▶ Short problem:
Do any lines in the data below contain "Clone"? If so, copy every one of them.

▶ Input rows:

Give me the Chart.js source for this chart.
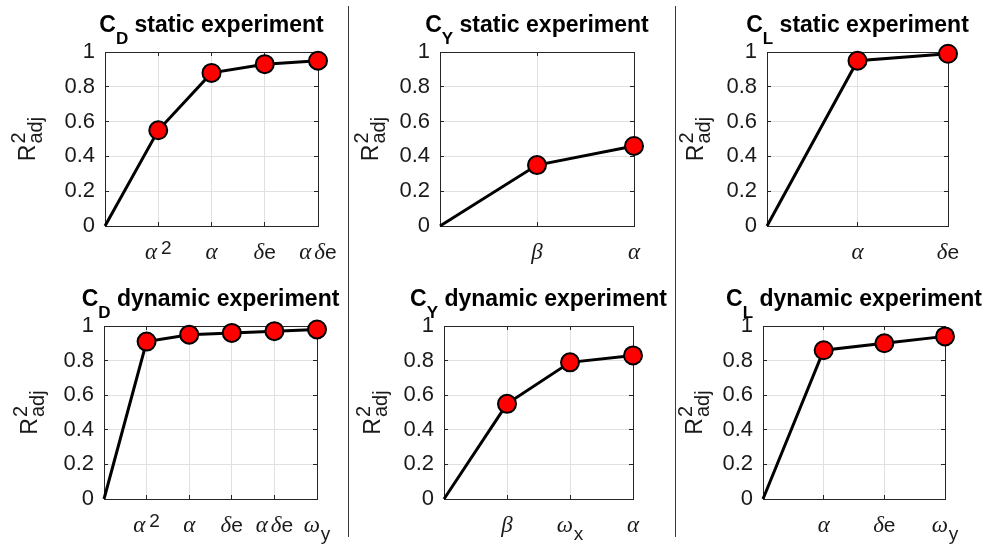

==

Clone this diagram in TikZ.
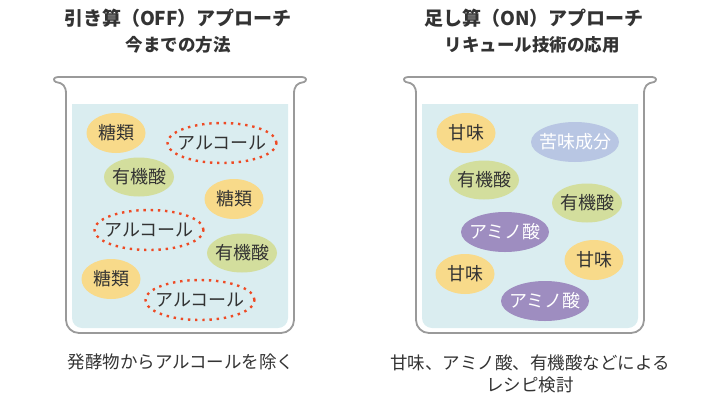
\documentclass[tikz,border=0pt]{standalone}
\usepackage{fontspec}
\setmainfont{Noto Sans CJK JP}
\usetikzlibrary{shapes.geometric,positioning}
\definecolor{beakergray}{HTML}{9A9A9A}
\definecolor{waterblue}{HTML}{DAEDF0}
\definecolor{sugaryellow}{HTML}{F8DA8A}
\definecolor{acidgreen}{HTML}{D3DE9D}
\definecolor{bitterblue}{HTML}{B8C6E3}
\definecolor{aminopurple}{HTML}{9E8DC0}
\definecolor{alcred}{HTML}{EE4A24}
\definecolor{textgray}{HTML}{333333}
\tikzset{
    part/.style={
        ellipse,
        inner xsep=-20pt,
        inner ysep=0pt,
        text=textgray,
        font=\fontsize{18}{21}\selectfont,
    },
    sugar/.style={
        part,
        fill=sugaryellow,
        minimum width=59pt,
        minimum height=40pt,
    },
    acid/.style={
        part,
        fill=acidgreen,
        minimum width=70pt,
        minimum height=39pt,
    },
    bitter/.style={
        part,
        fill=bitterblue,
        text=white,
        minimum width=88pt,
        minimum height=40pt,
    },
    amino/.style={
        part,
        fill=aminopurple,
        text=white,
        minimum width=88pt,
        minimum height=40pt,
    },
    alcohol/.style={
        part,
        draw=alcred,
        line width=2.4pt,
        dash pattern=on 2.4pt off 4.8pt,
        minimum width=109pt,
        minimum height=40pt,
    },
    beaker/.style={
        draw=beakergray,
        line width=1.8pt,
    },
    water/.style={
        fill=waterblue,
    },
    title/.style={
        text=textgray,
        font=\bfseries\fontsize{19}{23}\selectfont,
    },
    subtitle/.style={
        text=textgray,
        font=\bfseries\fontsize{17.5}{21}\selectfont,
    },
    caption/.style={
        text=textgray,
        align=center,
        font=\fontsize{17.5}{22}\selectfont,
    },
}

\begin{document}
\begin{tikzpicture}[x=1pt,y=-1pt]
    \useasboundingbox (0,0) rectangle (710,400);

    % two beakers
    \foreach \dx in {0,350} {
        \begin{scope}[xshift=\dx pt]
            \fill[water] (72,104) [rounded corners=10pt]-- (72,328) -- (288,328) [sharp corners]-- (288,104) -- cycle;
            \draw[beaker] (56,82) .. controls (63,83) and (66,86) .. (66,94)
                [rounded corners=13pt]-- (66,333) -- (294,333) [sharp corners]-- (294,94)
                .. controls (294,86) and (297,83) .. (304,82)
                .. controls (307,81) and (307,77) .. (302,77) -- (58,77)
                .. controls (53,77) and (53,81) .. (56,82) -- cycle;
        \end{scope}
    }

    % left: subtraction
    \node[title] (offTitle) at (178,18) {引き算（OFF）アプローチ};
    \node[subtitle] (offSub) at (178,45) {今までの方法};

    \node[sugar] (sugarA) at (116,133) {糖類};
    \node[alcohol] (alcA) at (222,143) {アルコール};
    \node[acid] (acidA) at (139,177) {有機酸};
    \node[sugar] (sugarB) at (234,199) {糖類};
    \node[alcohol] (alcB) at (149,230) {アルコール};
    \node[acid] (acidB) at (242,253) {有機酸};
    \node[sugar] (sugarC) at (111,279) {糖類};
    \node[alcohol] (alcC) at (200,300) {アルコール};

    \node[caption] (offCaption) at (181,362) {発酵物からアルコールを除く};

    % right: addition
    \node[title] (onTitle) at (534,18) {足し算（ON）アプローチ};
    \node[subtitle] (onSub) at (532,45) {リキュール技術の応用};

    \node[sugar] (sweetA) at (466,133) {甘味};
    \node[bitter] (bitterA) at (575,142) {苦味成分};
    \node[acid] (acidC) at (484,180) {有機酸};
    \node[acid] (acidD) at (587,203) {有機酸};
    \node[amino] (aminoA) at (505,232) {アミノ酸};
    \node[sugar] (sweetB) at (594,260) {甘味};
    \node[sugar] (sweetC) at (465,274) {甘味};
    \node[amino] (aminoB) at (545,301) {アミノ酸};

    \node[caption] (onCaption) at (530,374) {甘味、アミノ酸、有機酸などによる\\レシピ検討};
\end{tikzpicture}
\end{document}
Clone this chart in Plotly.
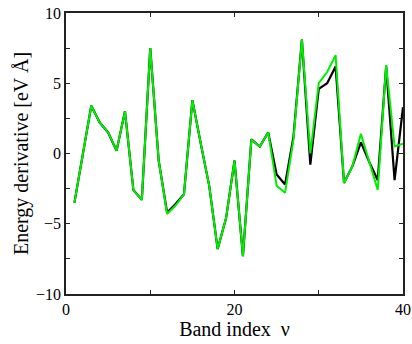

▶ Problem solution:
Clone this diagram in TikZ.
Clone this chart in Plotly.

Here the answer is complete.